- Instructions to follow
Return the material word for word. Do not include pictures.

- Provided data

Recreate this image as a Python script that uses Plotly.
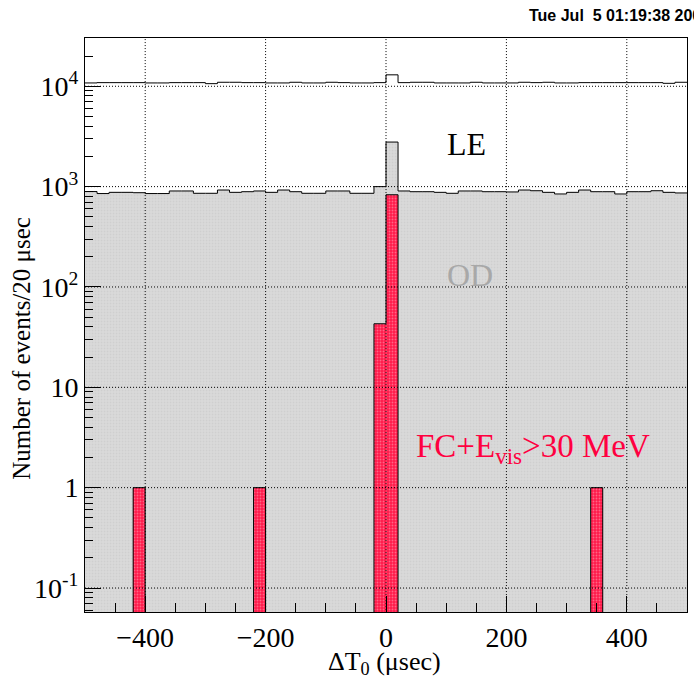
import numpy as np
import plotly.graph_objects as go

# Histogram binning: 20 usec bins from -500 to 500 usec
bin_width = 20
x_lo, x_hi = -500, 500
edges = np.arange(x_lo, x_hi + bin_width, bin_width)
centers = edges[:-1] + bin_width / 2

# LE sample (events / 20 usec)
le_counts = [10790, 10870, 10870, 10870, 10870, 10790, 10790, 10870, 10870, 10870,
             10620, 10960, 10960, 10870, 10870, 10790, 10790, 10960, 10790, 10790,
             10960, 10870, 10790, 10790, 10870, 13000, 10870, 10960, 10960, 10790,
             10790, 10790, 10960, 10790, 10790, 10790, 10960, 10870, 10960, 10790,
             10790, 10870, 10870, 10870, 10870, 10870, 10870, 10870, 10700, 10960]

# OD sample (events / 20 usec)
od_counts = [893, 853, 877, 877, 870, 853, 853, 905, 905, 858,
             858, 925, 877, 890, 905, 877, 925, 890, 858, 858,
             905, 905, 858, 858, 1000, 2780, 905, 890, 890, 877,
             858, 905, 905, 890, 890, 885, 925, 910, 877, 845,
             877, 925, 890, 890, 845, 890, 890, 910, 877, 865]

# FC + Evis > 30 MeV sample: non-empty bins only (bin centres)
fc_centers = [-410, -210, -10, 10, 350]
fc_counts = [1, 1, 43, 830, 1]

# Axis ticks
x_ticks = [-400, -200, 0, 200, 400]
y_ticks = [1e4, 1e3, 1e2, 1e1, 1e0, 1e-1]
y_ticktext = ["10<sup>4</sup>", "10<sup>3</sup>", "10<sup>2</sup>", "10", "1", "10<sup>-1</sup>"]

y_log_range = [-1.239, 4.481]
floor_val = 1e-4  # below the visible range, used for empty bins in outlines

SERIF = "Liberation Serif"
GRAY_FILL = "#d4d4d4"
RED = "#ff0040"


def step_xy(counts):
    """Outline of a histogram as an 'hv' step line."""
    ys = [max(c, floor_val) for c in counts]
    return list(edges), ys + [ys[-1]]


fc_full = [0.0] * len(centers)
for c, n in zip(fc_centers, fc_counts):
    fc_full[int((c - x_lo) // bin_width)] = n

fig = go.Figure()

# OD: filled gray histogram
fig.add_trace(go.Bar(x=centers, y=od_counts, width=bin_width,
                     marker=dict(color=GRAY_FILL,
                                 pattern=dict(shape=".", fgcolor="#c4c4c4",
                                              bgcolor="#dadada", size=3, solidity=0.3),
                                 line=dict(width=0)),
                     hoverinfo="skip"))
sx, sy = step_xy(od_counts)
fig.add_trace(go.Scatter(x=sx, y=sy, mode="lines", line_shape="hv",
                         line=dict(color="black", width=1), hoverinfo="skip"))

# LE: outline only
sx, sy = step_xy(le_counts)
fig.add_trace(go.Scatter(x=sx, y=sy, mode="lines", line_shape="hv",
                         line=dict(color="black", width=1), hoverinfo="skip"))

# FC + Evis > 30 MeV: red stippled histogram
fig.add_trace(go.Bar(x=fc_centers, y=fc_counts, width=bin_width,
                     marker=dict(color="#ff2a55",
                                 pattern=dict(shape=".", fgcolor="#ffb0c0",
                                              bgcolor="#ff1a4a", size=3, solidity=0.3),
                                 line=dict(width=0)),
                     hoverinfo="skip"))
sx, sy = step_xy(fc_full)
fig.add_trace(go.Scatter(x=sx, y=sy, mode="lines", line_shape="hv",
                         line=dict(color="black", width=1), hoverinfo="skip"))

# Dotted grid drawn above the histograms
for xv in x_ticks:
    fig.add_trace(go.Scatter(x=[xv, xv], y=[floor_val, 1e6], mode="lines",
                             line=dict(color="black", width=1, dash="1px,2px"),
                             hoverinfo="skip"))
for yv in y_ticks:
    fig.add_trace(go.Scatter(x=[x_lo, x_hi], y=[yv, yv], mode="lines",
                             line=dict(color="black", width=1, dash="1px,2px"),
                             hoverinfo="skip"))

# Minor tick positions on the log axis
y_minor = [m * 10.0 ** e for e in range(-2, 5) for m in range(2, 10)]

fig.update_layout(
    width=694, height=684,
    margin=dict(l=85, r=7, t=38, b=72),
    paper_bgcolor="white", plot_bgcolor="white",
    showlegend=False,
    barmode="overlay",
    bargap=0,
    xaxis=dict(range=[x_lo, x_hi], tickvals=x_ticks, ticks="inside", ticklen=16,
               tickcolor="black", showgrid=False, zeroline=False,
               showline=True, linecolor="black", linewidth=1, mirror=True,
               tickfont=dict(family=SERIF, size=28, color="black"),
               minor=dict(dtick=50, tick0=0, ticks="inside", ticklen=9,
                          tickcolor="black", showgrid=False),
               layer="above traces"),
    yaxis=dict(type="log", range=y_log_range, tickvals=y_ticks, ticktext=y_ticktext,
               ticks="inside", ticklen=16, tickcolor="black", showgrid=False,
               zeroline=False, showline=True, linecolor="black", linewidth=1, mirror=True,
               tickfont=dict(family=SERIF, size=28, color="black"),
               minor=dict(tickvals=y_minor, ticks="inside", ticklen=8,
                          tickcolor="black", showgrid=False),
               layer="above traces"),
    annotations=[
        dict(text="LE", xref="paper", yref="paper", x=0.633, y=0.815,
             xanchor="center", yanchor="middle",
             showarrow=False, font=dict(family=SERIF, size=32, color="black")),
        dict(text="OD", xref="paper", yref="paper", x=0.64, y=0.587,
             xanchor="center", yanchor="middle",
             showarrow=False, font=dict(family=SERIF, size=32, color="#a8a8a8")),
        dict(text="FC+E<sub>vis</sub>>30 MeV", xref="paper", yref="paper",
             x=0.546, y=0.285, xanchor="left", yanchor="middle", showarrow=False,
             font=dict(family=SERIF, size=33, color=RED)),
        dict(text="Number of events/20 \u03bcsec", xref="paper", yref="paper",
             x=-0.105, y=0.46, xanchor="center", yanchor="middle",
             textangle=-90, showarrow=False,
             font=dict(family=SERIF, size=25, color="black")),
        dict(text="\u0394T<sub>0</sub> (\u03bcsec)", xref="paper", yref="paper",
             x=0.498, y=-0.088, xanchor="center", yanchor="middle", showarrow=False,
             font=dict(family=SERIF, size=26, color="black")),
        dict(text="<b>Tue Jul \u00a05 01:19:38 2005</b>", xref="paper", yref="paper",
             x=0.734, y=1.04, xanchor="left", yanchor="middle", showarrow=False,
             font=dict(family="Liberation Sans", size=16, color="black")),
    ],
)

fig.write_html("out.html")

- Exercise solution
Recreate this image as a Python script that uses Plotly.
import numpy as np
import plotly.graph_objects as go

# Histogram binning: 20 usec bins from -500 to 500 usec
bin_width = 20
x_lo, x_hi = -500, 500
edges = np.arange(x_lo, x_hi + bin_width, bin_width)
centers = edges[:-1] + bin_width / 2

# LE sample (events / 20 usec)
le_counts = [10790, 10870, 10870, 10870, 10870, 10790, 10790, 10870, 10870, 10870,
             10620, 10960, 10960, 10870, 10870, 10790, 10790, 10960, 10790, 10790,
             10960, 10870, 10790, 10790, 10870, 13000, 10870, 10960, 10960, 10790,
             10790, 10790, 10960, 10790, 10790, 10790, 10960, 10870, 10960, 10790,
             10790, 10870, 10870, 10870, 10870, 10870, 10870, 10870, 10700, 10960]

# OD sample (events / 20 usec)
od_counts = [893, 853, 877, 877, 870, 853, 853, 905, 905, 858,
             858, 925, 877, 890, 905, 877, 925, 890, 858, 858,
             905, 905, 858, 858, 1000, 2780, 905, 890, 890, 877,
             858, 905, 905, 890, 890, 885, 925, 910, 877, 845,
             877, 925, 890, 890, 845, 890, 890, 910, 877, 865]

# FC + Evis > 30 MeV sample: non-empty bins only (bin centres)
fc_centers = [-410, -210, -10, 10, 350]
fc_counts = [1, 1, 43, 830, 1]

# Axis ticks
x_ticks = [-400, -200, 0, 200, 400]
y_ticks = [1e4, 1e3, 1e2, 1e1, 1e0, 1e-1]
y_ticktext = ["10<sup>4</sup>", "10<sup>3</sup>", "10<sup>2</sup>", "10", "1", "10<sup>-1</sup>"]

y_log_range = [-1.239, 4.481]
floor_val = 1e-4  # below the visible range, used for empty bins in outlines

SERIF = "Liberation Serif"
GRAY_FILL = "#d4d4d4"
RED = "#ff0040"


def step_xy(counts):
    """Outline of a histogram as an 'hv' step line."""
    ys = [max(c, floor_val) for c in counts]
    return list(edges), ys + [ys[-1]]


fc_full = [0.0] * len(centers)
for c, n in zip(fc_centers, fc_counts):
    fc_full[int((c - x_lo) // bin_width)] = n

fig = go.Figure()

# OD: filled gray histogram
fig.add_trace(go.Bar(x=centers, y=od_counts, width=bin_width,
                     marker=dict(color=GRAY_FILL,
                                 pattern=dict(shape=".", fgcolor="#c4c4c4",
                                              bgcolor="#dadada", size=3, solidity=0.3),
                                 line=dict(width=0)),
                     hoverinfo="skip"))
sx, sy = step_xy(od_counts)
fig.add_trace(go.Scatter(x=sx, y=sy, mode="lines", line_shape="hv",
                         line=dict(color="black", width=1), hoverinfo="skip"))

# LE: outline only
sx, sy = step_xy(le_counts)
fig.add_trace(go.Scatter(x=sx, y=sy, mode="lines", line_shape="hv",
                         line=dict(color="black", width=1), hoverinfo="skip"))

# FC + Evis > 30 MeV: red stippled histogram
fig.add_trace(go.Bar(x=fc_centers, y=fc_counts, width=bin_width,
                     marker=dict(color="#ff2a55",
                                 pattern=dict(shape=".", fgcolor="#ffb0c0",
                                              bgcolor="#ff1a4a", size=3, solidity=0.3),
                                 line=dict(width=0)),
                     hoverinfo="skip"))
sx, sy = step_xy(fc_full)
fig.add_trace(go.Scatter(x=sx, y=sy, mode="lines", line_shape="hv",
                         line=dict(color="black", width=1), hoverinfo="skip"))

# Dotted grid drawn above the histograms
for xv in x_ticks:
    fig.add_trace(go.Scatter(x=[xv, xv], y=[floor_val, 1e6], mode="lines",
                             line=dict(color="black", width=1, dash="1px,2px"),
                             hoverinfo="skip"))
for yv in y_ticks:
    fig.add_trace(go.Scatter(x=[x_lo, x_hi], y=[yv, yv], mode="lines",
                             line=dict(color="black", width=1, dash="1px,2px"),
                             hoverinfo="skip"))

# Minor tick positions on the log axis
y_minor = [m * 10.0 ** e for e in range(-2, 5) for m in range(2, 10)]

fig.update_layout(
    width=694, height=684,
    margin=dict(l=85, r=7, t=38, b=72),
    paper_bgcolor="white", plot_bgcolor="white",
    showlegend=False,
    barmode="overlay",
    bargap=0,
    xaxis=dict(range=[x_lo, x_hi], tickvals=x_ticks, ticks="inside", ticklen=16,
               tickcolor="black", showgrid=False, zeroline=False,
               showline=True, linecolor="black", linewidth=1, mirror=True,
               tickfont=dict(family=SERIF, size=28, color="black"),
               minor=dict(dtick=50, tick0=0, ticks="inside", ticklen=9,
                          tickcolor="black", showgrid=False),
               layer="above traces"),
    yaxis=dict(type="log", range=y_log_range, tickvals=y_ticks, ticktext=y_ticktext,
               ticks="inside", ticklen=16, tickcolor="black", showgrid=False,
               zeroline=False, showline=True, linecolor="black", linewidth=1, mirror=True,
               tickfont=dict(family=SERIF, size=28, color="black"),
               minor=dict(tickvals=y_minor, ticks="inside", ticklen=8,
                          tickcolor="black", showgrid=False),
               layer="above traces"),
    annotations=[
        dict(text="LE", xref="paper", yref="paper", x=0.633, y=0.815,
             xanchor="center", yanchor="middle",
             showarrow=False, font=dict(family=SERIF, size=32, color="black")),
        dict(text="OD", xref="paper", yref="paper", x=0.64, y=0.587,
             xanchor="center", yanchor="middle",
             showarrow=False, font=dict(family=SERIF, size=32, color="#a8a8a8")),
        dict(text="FC+E<sub>vis</sub>>30 MeV", xref="paper", yref="paper",
             x=0.546, y=0.285, xanchor="left", yanchor="middle", showarrow=False,
             font=dict(family=SERIF, size=33, color=RED)),
        dict(text="Number of events/20 \u03bcsec", xref="paper", yref="paper",
             x=-0.105, y=0.46, xanchor="center", yanchor="middle",
             textangle=-90, showarrow=False,
             font=dict(family=SERIF, size=25, color="black")),
        dict(text="\u0394T<sub>0</sub> (\u03bcsec)", xref="paper", yref="paper",
             x=0.498, y=-0.088, xanchor="center", yanchor="middle", showarrow=False,
             font=dict(family=SERIF, size=26, color="black")),
        dict(text="<b>Tue Jul \u00a05 01:19:38 2005</b>", xref="paper", yref="paper",
             x=0.734, y=1.04, xanchor="left", yanchor="middle", showarrow=False,
             font=dict(family="Liberation Sans", size=16, color="black")),
    ],
)

fig.write_html("out.html")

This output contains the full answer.